The House Public Integrity and Elections Committee, which brought the bill forward, approved it unanimously Thursday morning. Rep. Traci Koster presented the committee bill as its sponsor.
The proposal would discourage public officeholders from entering contractual jobs with nonprofits that do business with the government and would prohibit statewide elected officers and members of the Legislature from soliciting or accepting investment advice from lobbyists.
“Service in the Legislature is a part-time endeavor. I understand, as I’m sure all of you do, this is more of a full-time job, but we all have grounding elsewhere in our lives, and the intent of this bill is to look at it from that perspective and to be reasonable,” Koster said. “We’re not here to try to mess up people’s livelihoods. Instead, we’re just trying to build more transparency about our relationships.”
The bill does provide exceptions for a profession or an occupation in which somebody is previously engaged or has been formally trained. There’s also an exception for an individual in the last 180 days of service in public office.
“This bill would prohibit soliciting employment that would arise out of somebody’s public position, but there are exceptions,” Koster said. “So, for example, I’m a lawyer in my private life.

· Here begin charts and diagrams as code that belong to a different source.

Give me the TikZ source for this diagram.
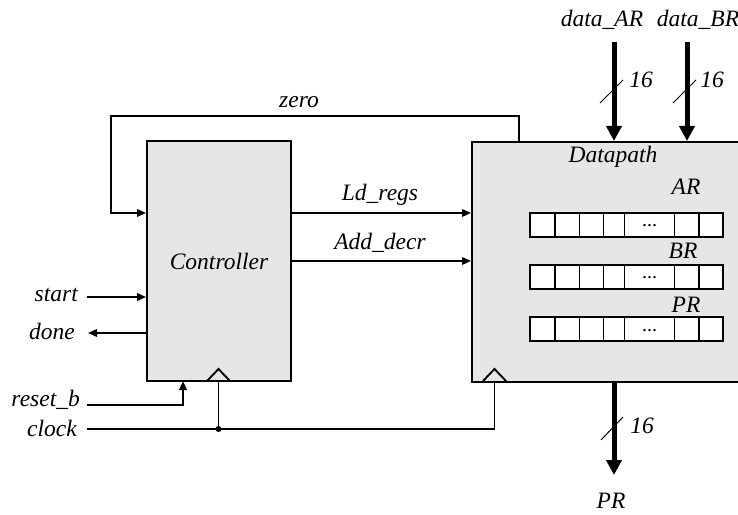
\documentclass[tikz,border=0pt]{standalone}
\usepackage{fontspec}
\setmainfont{Liberation Serif}
\usetikzlibrary{arrows.meta,positioning,calc}
\definecolor{boxfill}{RGB}{230,230,230}

\begin{document}
\begin{tikzpicture}[x=1bp,y=-1bp,font=\fontsize{23.5bp}{28bp}\selectfont\itshape,
  >={Triangle[length=9bp,width=7.5bp]},
  sig/.style={line width=1.9bp},
  bus/.style={line width=5bp,-{Triangle[length=15bp,width=15bp]}},
  tick/.style={line width=1bp},
  blk/.style={draw,line width=1.9bp,fill=boxfill,inner sep=0pt},
  lbl/.style={inner sep=0pt,anchor=base},
  cell/.style={draw,line width=1.9bp,fill=white}]
 \useasboundingbox (0,0) rectangle (738,515);
 % blocks
 \node[blk,minimum width=144bp,minimum height=240bp] (ctrl) at (219,261) {Controller};
 \node[blk,minimum width=276bp,minimum height=240bp,anchor=north west] (dp) at (471,141) {};
 \node[lbl] (dplbl) at (613,163) {Datapath};
 % registers
 \node[lbl] (arlbl) at (686,195) {AR};
 \node[lbl] (brlbl) at (683,259) {BR};
 \node[lbl] (prreglbl) at (686,312) {PR};
 \foreach \r/\y in {ar/213,br/265,pr/317}{
  \foreach \a/\b in {530/555,555/579.5,579.5/603.5,603.5/624.5,624.5/674.5,674.5/699,699/723}
   \draw[cell] (\a,\y) rectangle (\b,\y+24);
  \node[lbl,font=\fontsize{20bp}{20bp}\selectfont] (\r dots) at (649.5,\y+14) {...};
 }
 % zero feedback
 \coordinate (zeroR) at (519,116);
 \coordinate (zeroL) at (111,116);
 \draw[sig,->] (zeroR |- dp.north) -- (zeroR) -- (zeroL) |- ($(ctrl.west)+(0,-48)$);
 \node[lbl] (zerolbl) at (299,108) {zero};
 % control signals
 \coordinate (ldout) at ($(ctrl.east)+(0,-48)$);
 \draw[sig,->] (ldout) -- (ldout -| dp.west);
 \node[lbl] (ldlbl) at (380,201) {Ld\_regs};
 \draw[sig,->] (ctrl.east) -- (ctrl.east -| dp.west);
 \node[lbl] (addlbl) at (380,250) {Add\_decr};
 % external inputs
 \coordinate (startin) at (87,297);
 \draw[sig,->] (startin) -- (startin -| ctrl.west);
 \node[lbl,anchor=base east] (startlbl) at (78,301) {start};
 \coordinate (doneout) at (88,333);
 \draw[sig,->] (doneout -| ctrl.west) -- (doneout);
 \node[lbl,anchor=base east] (donelbl) at (75,339) {done};
 \coordinate (rstin) at (87,405);
 \coordinate (ctrlrst) at (183,381);
 \draw[sig,->] (rstin) -| (ctrlrst);
 \node[lbl,anchor=base east] (rstlbl) at (80,406) {reset\_b};
 % clock
 \coordinate (ctrlclk) at (218.5,381);
 \coordinate (dpclk) at (494.5,381);
 \coordinate (clkin) at (87,429);
 \draw[sig] ($(ctrlclk)+(-11.5,0)$) -- ($(ctrlclk)+(0,-12)$) -- ($(ctrlclk)+(11.5,0)$);
 \draw[sig] ($(dpclk)+(-11.5,0)$) -- ($(dpclk)+(0,-12)$) -- ($(dpclk)+(11.5,0)$);
 \draw[sig] (clkin) -- (clkin -| dpclk) -- (dpclk);
 \draw[sig] (ctrlclk) -- (ctrlclk |- clkin);
 \node[circle,fill,inner sep=0pt,minimum size=6bp] (clkdot) at (ctrlclk |- clkin) {};
 \node[lbl,anchor=base east] (clklbl) at (77,436) {clock};
 % data buses
 \coordinate (arin) at (614,42);
 \coordinate (brin) at (687,42);
 \coordinate (prout) at (614,475);
 \draw[bus] (arin) -- (arin |- dp.north);
 \draw[bus] (brin) -- (brin |- dp.north);
 \draw[bus] (prout |- dp.south) -- (prout);
 \draw[tick] ($(arin)+(-14,61)$) -- ++(23,-23);
 \draw[tick] ($(brin)+(-14,61)$) -- ++(23,-23);
 \draw[tick] ($(prout)+(-13,-35)$) -- ++(22,-23);
 \node[lbl] (arw) at (641,88) {16};
 \node[lbl] (brw) at (712,88) {16};
 \node[lbl] (prw) at (642,433) {16};
 \node[lbl] (darlbl) at (602,27) {data\_AR};
 \node[lbl] (dbrlbl) at (698,27) {data\_BR};
 \node[lbl] (prlbl) at (611,508) {PR};
\end{tikzpicture}
\end{document}
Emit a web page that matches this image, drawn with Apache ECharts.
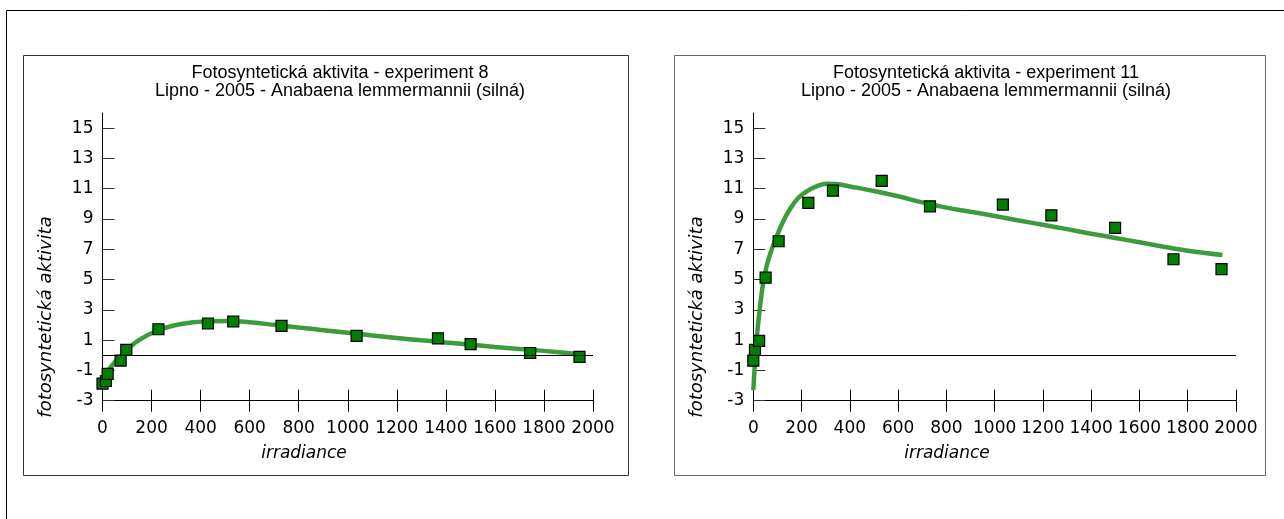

I’m still allowed to be a lawyer, and I’m still allowed to solicit jobs as a lawyer while I’m in public office.”
The proposal would also prohibit a governmental entity or elected official from using public service announcements to promote themselves during campaigns.
It would also repeal restrictions on certain state, university and community college employees who lobby for their government employer that requires them to record attendance before any legislative committee or legislative office.
Similar ethics reform legislation has moved through the House each Session for the past four years. However, it’s struggled to gain the same momentum in the Senate.
Last year, the bill was sponsored by Rep. Chuck Brannan, and it received unanimous support in the House. The Senate bill, however, died in committee.
“This bill is substantially similar to what we had up last year, and it has passed the House for the last four years, and, you know, we’re hoping to engage the Senate this year,” Koster said.